New AI tech to help farmers in fighting banana disease

By Valentine Oforo , The Guardian
Published at 12:32 PM Aug 06 2024

A banana farmer whose farm has been affected by  Banana Bunchy Top Disease (BBTD) displays the way to which his plantation has been damaged to agricultural researchers from IITA.
PHOTO: Correspondent Valentine Oforo
A banana farmer whose farm has been affected by Banana Bunchy Top Disease (BBTD) displays the way to which his plantation has been damaged to agricultural researchers from IITA.

Farmers in Tanzania will detect and fight against Banana Bunchy Top Disease (BBTD) following the development of an Artificial Intelligence (AI) tech project developed by the International Institute of Tropical Agriculture (IITA.

The Regional Emergency Response Plan To Control the Banana Bunchy Top Disease (BBTD) Outbreak in East Africa project, worth over US$300,000 majors in the development of key technologies to assist the farmers to cheat the virus-based disease, among others.

Giving an exclusive interview with The Guardian at the ongoing 31st Tanzania Agricultural International Exhibition, Rudolf Shirima, a researcher at IITA expressed that the disease is caused by a virus known as Banana Bunchy Top Virus (BBTV).

He added the disease which has so far destroyed a huge percentage of banana plantations across the country has no chemical cure because all the cultivated banana and plantain varieties are susceptible to Banana Bunchy Top Disease.

"The disease is caused by a virus known as Banana Bunchy Top Virus (BBTV). The virus is transmitted by an insect vector, the banana aphid (Pentalonia nigronervosa), or through the use of infected planting material (sticker,in vitro plants, or shoots from micropropagation of corms)," he expressed.

To curtail the disease, he said through the project, IITA has developed digital artificial intelligence facilities to help farmers to detect the disease.

"IITA is working in sync with the Ministry of Agriculture, the Tanzania Agricultural Research Institute (TARI), and the Tanzania Plant Health and Pesticides Authority (TPHPA) to disseminate to the farmers key agronomic knowledge and skills to fight against the disease," he said.

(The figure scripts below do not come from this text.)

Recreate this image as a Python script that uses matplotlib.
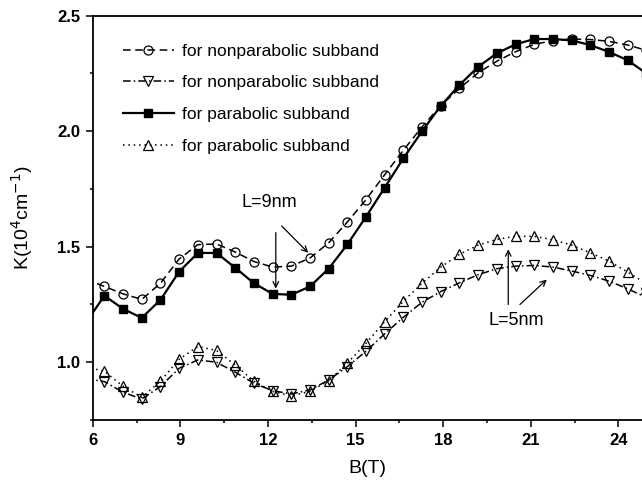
import matplotlib
matplotlib.use("Agg")
import matplotlib.pyplot as plt
from matplotlib.ticker import MultipleLocator

plt.rcParams['font.family'] = ['Liberation Sans', 'DejaVu Sans']

# magnetic field B (T); first point lies just left of the visible range
B = [5.76, 6.40, 7.04, 7.68, 8.32, 8.96, 9.60, 10.24, 10.88, 11.52, 12.16,
     12.80, 13.44, 14.08, 14.72, 15.36, 16.00, 16.64, 17.28, 17.92, 18.56,
     19.20, 19.84, 20.48, 21.12, 21.76, 22.40, 23.04, 23.68, 24.32, 24.96]

# L = 9 nm
k9_nonpara = [1.36, 1.328, 1.296, 1.272, 1.342, 1.447, 1.509, 1.512, 1.477, 1.436,
              1.412, 1.416, 1.451, 1.517, 1.607, 1.704, 1.812, 1.918, 2.019, 2.111,
              2.185, 2.253, 2.303, 2.344, 2.376, 2.392, 2.399, 2.397, 2.389, 2.373, 2.35]
k9_para = [1.17, 1.288, 1.231, 1.192, 1.270, 1.392, 1.473, 1.473, 1.409, 1.342,
           1.296, 1.292, 1.328, 1.405, 1.510, 1.630, 1.756, 1.883, 2.000, 2.110,
           2.200, 2.279, 2.337, 2.376, 2.399, 2.399, 2.393, 2.373, 2.343, 2.307, 2.25]

# L = 5 nm
k5_nonpara = [0.93, 0.916, 0.870, 0.841, 0.895, 0.974, 1.010, 1.000, 0.957, 0.909,
              0.877, 0.863, 0.880, 0.923, 0.981, 1.048, 1.123, 1.195, 1.260, 1.306,
              1.344, 1.379, 1.405, 1.416, 1.419, 1.412, 1.395, 1.376, 1.351, 1.318, 1.28]
k5_para = [0.98, 0.961, 0.896, 0.848, 0.918, 1.013, 1.068, 1.051, 0.988, 0.918,
           0.874, 0.854, 0.874, 0.920, 0.996, 1.082, 1.176, 1.264, 1.342, 1.412,
           1.467, 1.507, 1.532, 1.545, 1.545, 1.530, 1.507, 1.474, 1.438, 1.390, 1.34]

labels = ["for nonparabolic subband", "for nonparabolic subband",
          "for parabolic subband", "for parabolic subband"]

fig = plt.figure(figsize=(6.42, 4.84), dpi=100)
ax = fig.add_axes([0.1444, 0.1322, 0.8556, 0.8354])

ax.plot(B, k9_nonpara, color='black', lw=1.1, dashes=(5, 3), marker='o',
        ms=6.5, mfc='none', mec='black', mew=0.9, label=labels[0])
ax.plot(B, k5_nonpara, color='black', lw=1.1, dashes=(5, 2, 1, 2), marker='v',
        ms=6.5, mfc='none', mec='black', mew=0.9, label=labels[1])
ax.plot(B, k9_para, color='black', lw=1.6, ls='-', marker='s',
        ms=6, mfc='black', mec='black', label=labels[2])
ax.plot(B, k5_para, color='black', lw=1.1, dashes=(1, 2.5), marker='^',
        ms=6.5, mfc='none', mec='black', mew=0.9, label=labels[3])

ax.set_xlim(6, 24.81)
ax.set_ylim(0.75, 2.5)
ax.xaxis.set_major_locator(MultipleLocator(3))
ax.xaxis.set_minor_locator(MultipleLocator(1.5))
ax.yaxis.set_major_locator(MultipleLocator(0.5))
ax.yaxis.set_minor_locator(MultipleLocator(0.25))
ax.set_yticks([1.0, 1.5, 2.0, 2.5])
ax.tick_params(which='major', length=5, width=1.1, labelsize=12, pad=4)
ax.tick_params(which='minor', length=2.5, width=1.1)
for lab in ax.get_xticklabels() + ax.get_yticklabels():
    lab.set_fontweight('bold')

ax.spines['right'].set_visible(False)
for s in ['left', 'top', 'bottom']:
    ax.spines[s].set_linewidth(1.3)

ax.set_xlabel("B(T)", fontsize=14)
ax.set_ylabel("K(10$^4$cm$^{-1}$)", fontsize=14)
ax.xaxis.set_label_coords(0.5, -0.121)
ax.xaxis.label.set_va('center')
ax.yaxis.set_label_coords(-0.129, 0.5)
ax.yaxis.label.set_va('center')

ax.legend(loc='upper left', bbox_to_anchor=(0.043, 0.948), borderaxespad=0,
          frameon=False, fontsize=12.5, numpoints=1, handlelength=2.9,
          handletextpad=0.5, labelspacing=0.95)

# annotations
arrow = dict(arrowstyle='->', color='black', lw=0.9, shrinkA=0, shrinkB=0)
ax.text(12.05, 1.69, "L=9nm", fontsize=13, ha='center', va='center')
ax.annotate("", xy=(12.27, 1.319), xytext=(12.27, 1.561), arrowprops=arrow)
ax.annotate("", xy=(13.38, 1.474), xytext=(12.47, 1.590), arrowprops=arrow)

ax.text(20.52, 1.181, "L=5nm", fontsize=13, ha='center', va='center')
ax.annotate("", xy=(20.23, 1.489), xytext=(20.23, 1.250), arrowprops=arrow)
ax.annotate("", xy=(21.55, 1.358), xytext=(20.63, 1.250), arrowprops=arrow)

fig.savefig("out.png", dpi=100)
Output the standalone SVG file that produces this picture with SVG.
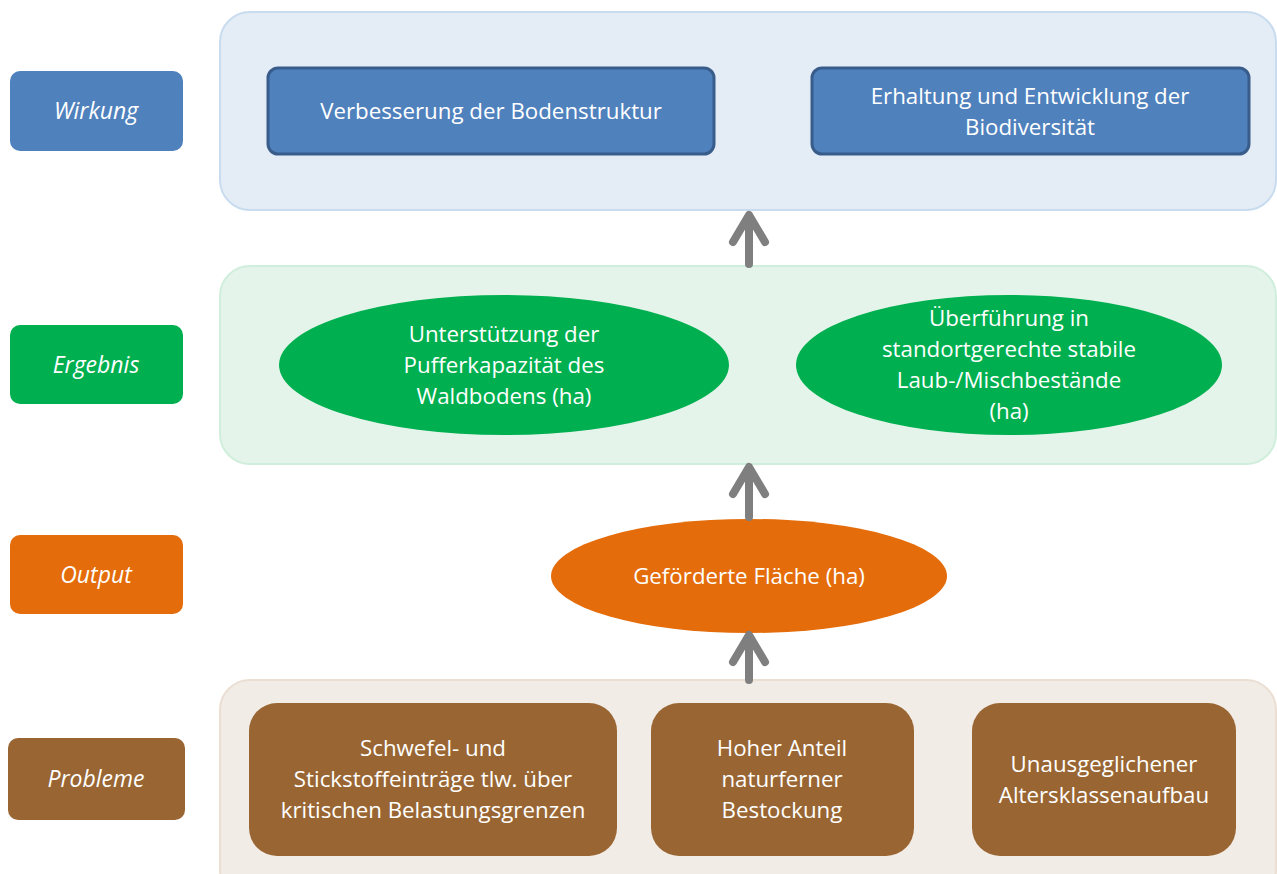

He added that the vision is to contain further spread of the virus to allow banana farmers to heighten production and productivity.

"We're using several different approaches to assist the farmers to battle against the disease, apart from the use of the artificial intelligence facilities," he said.

He said the reliable solution to curtail the disease was a total uprooting of the infected banana plants to limit further spread.

The disease causes crop loss between 90 and 100pc in just one season after infection, which means, farmers will lose all the income they used to generate from the sales of fruits in the market, according to him.

The other method against the disease that the project is training the farmers, he said was the use of special pesticides to kill the disease's vector virus, banana aphid (Pentalonia nigronervosa).

 "We're also training the banana farmers how to develop and spread the infected banana plants soap forms as the way to kill the virus," he added.

In further efforts, he said the institute was also working to support the production of safe and quality banana seeds to overcome the disease.

"Among the ways for the spread of this disease is dissemination and use of contaminated (affected) banana seeds," he observed.

Since the inception of the project, he however said there had been good results because many farmers have so far managed to acquire vital skills and technologies to lessen the disease.

BBTD was reported for the first time in Tanzania in 2023 in Buhigwe district, Kigoma region. 

As of October 2023, the disease has spread in many regions, including Dar es Salaam, Coastal, Morogoro, Mbeya, Dodoma, Kilimanjaro and Mwanza.

The disease has spread widely and caused extensive damage in Kigoma, Kilimanjaro, and Mwanza.